Some Democrats have been very busy blasting the GOP tax bill with hyperbolic rhetoric and winning plenty of Pinocchios along the way.
Democratic National Committee Chair Tom Perez and Sen. Jeff Merkley (D-Ore.) earned a whopping “four Pinocchios” from the Washington Post this week for tweets that claimed Republicans included in the tax bill a private jet tax break which would be paid for with cuts to education and health funding. Sen. Kamala Harris (D-Calif.) earned three Pinocchios for referencing the alleged “private jet tax break.”
What’s the truth here?
Far from a special carve-out in the tax code for private jet owners, the section of the bill that’s earning public ire is actually just a clarification to the IRS of existing policy. It seeks to ensure that private jets under management companies are not charged a commercial airline flight tax, and is backed by the liberal Democrat Sen. Sherrod Brown (D-Ohio.)
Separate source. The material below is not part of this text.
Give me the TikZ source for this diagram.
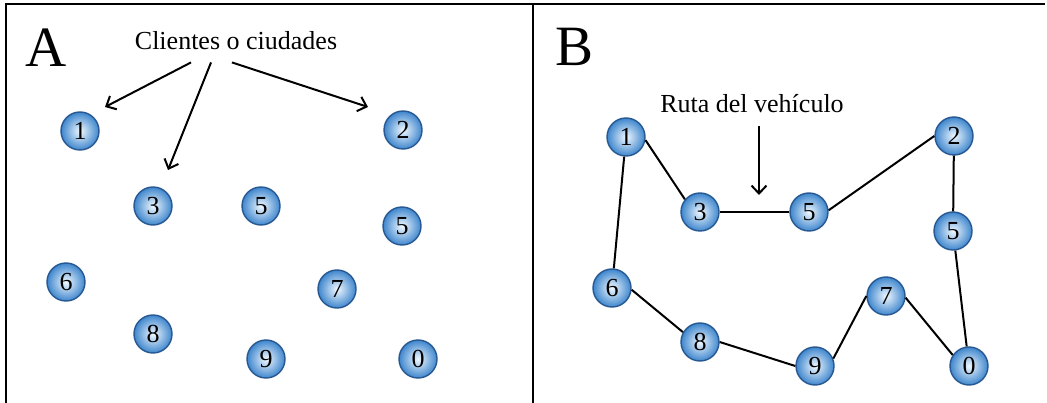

“This provision in no way cuts taxes for private jet owners,” said Jennifer Donohue, a spokeswoman for Sen. Sherrod Brown (D-OH). “It simply clarifies what the law already says—that service companies made up of mechanics and service workers don’t pay ticket taxes, because they don’t sell tickets.”
That doesn’t exactly help sell the Democrat narrative that the tax reform bill is just for rich people.
Unfortunately, this isn’t the first time Democrats have resorted to outrageous, fact-free tax bill broadsides.
From the moment the bill was released, Democrats went immediately to their standard go-to criticism, claiming that the tax plan mostly benefits the wealthy. Senate Democrats claimed in November that the plan raises taxes on the middle class. “On average, middle class families earning less than $86,000 would see a tax increase under the Republican ‘tax reform’ plan,” wrote Sen. Kamala Harris (D-Calif.) Sen. Robert Casey (D-Pa.) tweeted: “The average tax increase on families nationwide earning up to $86,100 would be $794.00.” Several others repeated this claim.
The Washington Post rated the claim as false and gave it four Pinocchios.
This falsity emerged because of a report put out by Democrats on the Joint Economic Committee that said, “If enacted, the Republican tax reform proposal would saddle 8 million households that earn up to $86,100 with an average tax increase of $794 — a substantial expense for working families.” The fact that this applied to just 8 million households in that salary range—and not all—became a truism among Democrats as it was regurgitated time and again in their circles.
They need to chill. It is impossible for the public to get facts about tax reform amidst Democrats’ creative fictions.